These feels like an ‘in two or four years’ maybe idea. Its a logical idea but it feels like way to early. Could be me and I hope I’m wrong but there’s a lot more ‘tricky’ parts than just weeding out bad training data.
There’s a new alternative to DiLoCo [1] for training large scale AI models over the internet called DisTro [2]. It enables low latency training on low bandwidth communication channels (ie. slow internet).
Methods like these are a crucial component for enabling a decentralized AI system that rivals the big tech companies and nation state actors.
The next step is to figure out monetary rewards for contributing to training and inference. The tricky part is to weed out bad training data in a decentralized way. Perhaps we could use something like a “mempool” for training data batches?

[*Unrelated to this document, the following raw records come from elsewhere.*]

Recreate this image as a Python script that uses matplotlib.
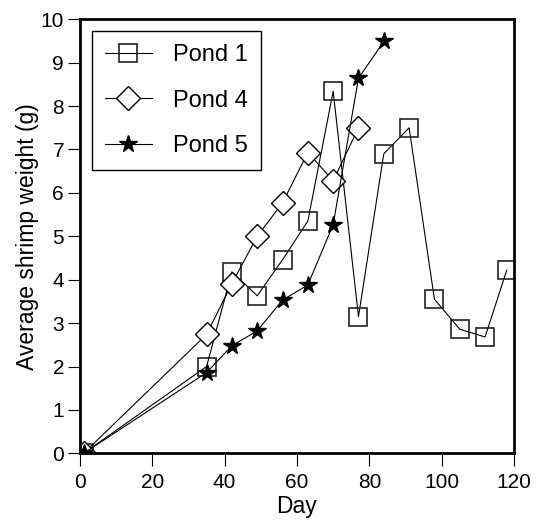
import matplotlib
matplotlib.use("Agg")
import matplotlib.pyplot as plt

plt.rcParams['font.family'] = ['Liberation Sans', 'DejaVu Sans']

# datos
dias_p1 = [1, 35, 42, 49, 56, 63, 70, 77, 84, 91, 98, 105, 112, 118]
peso_p1 = [0.0, 2.0, 4.18, 3.63, 4.46, 5.35, 8.34, 3.15, 6.90, 7.50, 3.55, 2.86, 2.68, 4.22]

dias_p4 = [1, 35, 42, 49, 56, 63, 70, 77]
peso_p4 = [0.0, 2.74, 3.91, 5.0, 5.77, 6.93, 6.28, 7.50]

dias_p5 = [1, 35, 42, 49, 56, 63, 70, 77, 84]
peso_p5 = [0.0, 1.86, 2.48, 2.82, 3.53, 3.88, 5.27, 8.64, 9.49]

fig = plt.figure(figsize=(5.45, 5.24), dpi=100)
ax = fig.add_axes([0.1468, 0.1349, 0.7963, 0.8283])

ax.plot(dias_p1, peso_p1, color='black', lw=0.8, marker='s', ms=13,
        mfc='none', mec='#222222', mew=1.2, label='Pond 1')
ax.plot(dias_p4, peso_p4, color='black', lw=0.8, marker='D', ms=12,
        mfc='white', mec='black', mew=1.0, label='Pond 4')
ax.plot(dias_p5, peso_p5, color='black', lw=0.8, marker='*', ms=13,
        mfc='black', mec='black', label='Pond 5')

ax.set_xlim(0, 120)
ax.set_ylim(0, 10)
ax.set_xticks(range(0, 121, 20))
ax.set_yticks(range(0, 11))
ax.tick_params(direction='out', length=9, width=0.8, labelsize=15)
ax.tick_params(axis='x', pad=5)
ax.tick_params(axis='y', pad=2.5)
for s in ax.spines.values():
    s.set_linewidth(2)

ax.set_xlabel('Day', fontsize=16.5, labelpad=2)
ax.set_ylabel('Average shrimp weight (g)', fontsize=16.5, labelpad=1)

leg = ax.legend(loc='upper left', fontsize=17, fancybox=False, framealpha=1,
                edgecolor='black', handlelength=2.0, handletextpad=0.9,
                labelspacing=1.0, borderpad=0.55, borderaxespad=0.5)
leg.get_frame().set_linewidth(1.0)

plt.savefig('out.png', dpi=100)
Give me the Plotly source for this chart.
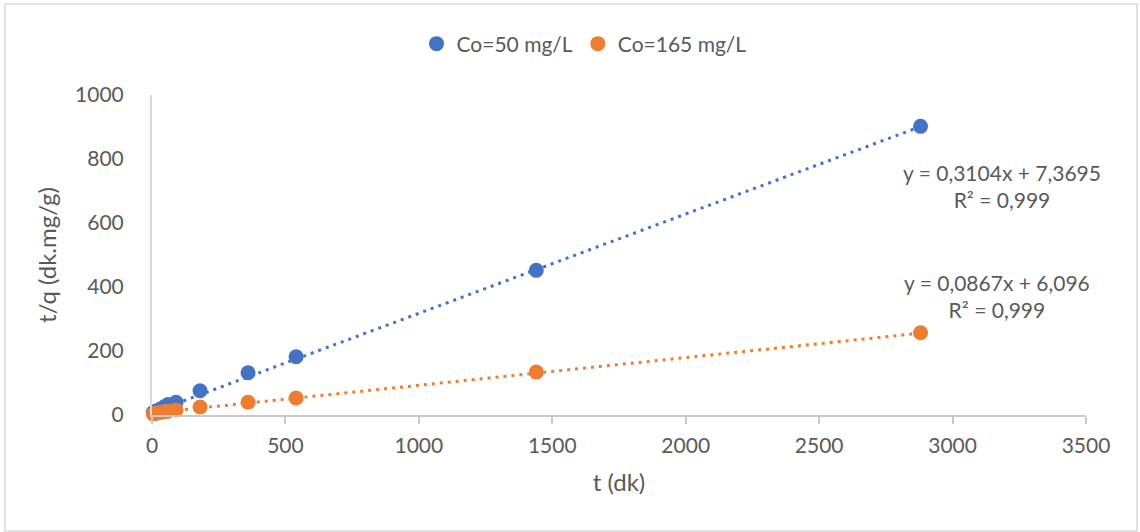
import plotly.graph_objects as go
import numpy as np

# ---- data ----
t_min = [5, 10, 15, 30, 45, 60, 90, 180, 360, 540, 1440, 2880]
tq_50 = [8, 10, 12, 18, 25, 33, 40, 76, 132, 182, 452, 902]
tq_165 = [3, 5, 6, 8, 10, 12, 16, 25, 40, 53, 134, 257]
series_names = ["Co=50 mg/L", "Co=165 mg/L"]
slopes = [0.3104, 0.0867]
intercepts = [7.3695, 6.096]
eq_labels = ["y = 0,3104x + 7,3695<br>R² = 0,999", "y = 0,0867x + 6,096<br>R² = 0,999"]
x_ticks = [0, 500, 1000, 1500, 2000, 2500, 3000, 3500]
y_ticks = [0, 200, 400, 600, 800, 1000]

colors = ["#4472C4", "#ED7D31"]
txt = "#595959"
FONT = "Lato"

W, H = 1140, 532
L, R, T, B = 152, 54, 95, 117
pw, ph = W - L - R, H - T - B
def px(x):
    return (x - L) / pw
def py(y):
    return (H - B - y) / ph

fig = go.Figure()
for name, vals, col, m, b in zip(series_names, [tq_50, tq_165], colors, slopes, intercepts):
    xs = np.array([t_min[0], t_min[-1]], dtype=float)
    fig.add_trace(go.Scatter(x=xs, y=m * xs + b, mode="lines",
                             line=dict(color=col, width=3, dash="3px,5px"),
                             showlegend=False, hoverinfo="skip", cliponaxis=False))
for name, vals, col in zip(series_names, [tq_50, tq_165], colors):
    fig.add_trace(go.Scatter(x=t_min, y=vals, mode="markers", name=name,
                             marker=dict(color=col, size=15, line=dict(width=0)),
                             cliponaxis=False))

# annotations for equations
ann_pos = [(1002, 186), (997, 296)]
for lab, (ax_, ay_) in zip(eq_labels, ann_pos):
    fig.add_annotation(x=px(ax_), y=py(ay_), xref="paper", yref="paper", text=lab,
                       showarrow=False, align="center", xanchor="center", yanchor="middle",
                       font=dict(family=FONT, size=21, color=txt))

fig.update_layout(
    width=W, height=H,
    margin=dict(l=L, r=R, t=T, b=B),
    paper_bgcolor="white", plot_bgcolor="white",
    font=dict(family=FONT, color=txt, size=21),
    legend=dict(orientation="h", x=px(584), y=py(44), xanchor="center", yanchor="middle",
                font=dict(family=FONT, size=21, color=txt),
                itemwidth=30, bgcolor="rgba(0,0,0,0)"),
    xaxis=dict(range=[0, 3500], tickvals=x_ticks, showgrid=False, zeroline=False,
               showline=True, linecolor="#c8c8c8", linewidth=2,
               ticks="outside", ticklen=7, tickwidth=2, tickcolor="#c8c8c8",
               ticklabelstandoff=4,
               tickfont=dict(family=FONT, size=21, color=txt),
               title=dict(text="t (dk)", font=dict(family=FONT, size=24, color=txt), standoff=18)),
    xaxis2=dict(range=[0, 3500], tickvals=x_ticks, overlaying="x", anchor="y", side="bottom",
                showgrid=False, zeroline=False, showline=False, showticklabels=False,
                ticks="inside", ticklen=7, tickwidth=2, tickcolor="#c8c8c8"),
    yaxis=dict(range=[0, 1000], tickvals=y_ticks, showgrid=False, zeroline=False,
               showline=True, linecolor="#d9d9d9", linewidth=2, ticks="",
               ticklabelstandoff=22,
               tickfont=dict(family=FONT, size=21, color=txt),
               title=dict(text="t/q (dk.mg/g)", font=dict(family=FONT, size=24, color=txt), standoff=12)),
    shapes=[dict(type="rect", xref="paper", yref="paper",
                 x0=px(5), x1=px(1137), y0=py(531), y1=py(4),
                 line=dict(color="#d9d9d9", width=1.5), fillcolor="rgba(0,0,0,0)", layer="below")],
)
fig.write_html("out.html")
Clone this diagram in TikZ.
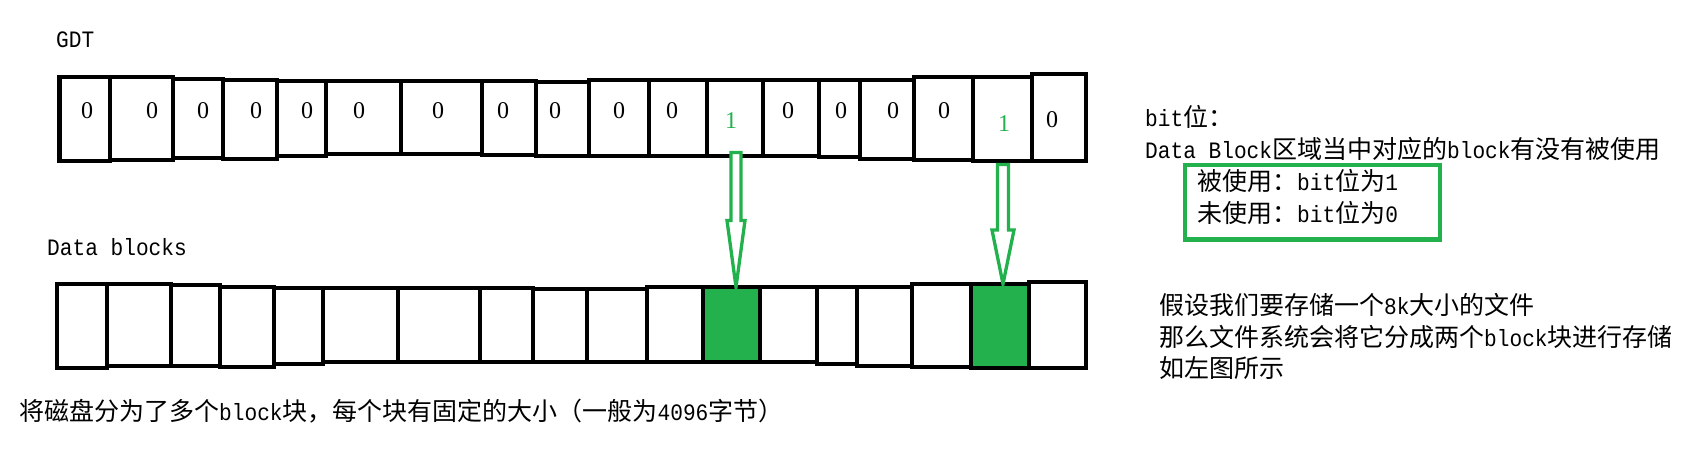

1. https://arxiv.org/abs/2311.08105
2. (PDF) https://github.com/NousResearch/DisTrO/blob/main/A_Preliminary_Report_on_DisTrO.pdf
#ai #llm
Discussion
You’re right; it will take more than just data prep and likely more than 4 years to mature.
For example we need an architecture that allows for versioning of components, auditability, benchmarking for regression testing, etc. It also needs verifiable outputs so we can prove the output was generated without tampering.
And there are supplementary components like vector data stores so that users can store context for long running tasks.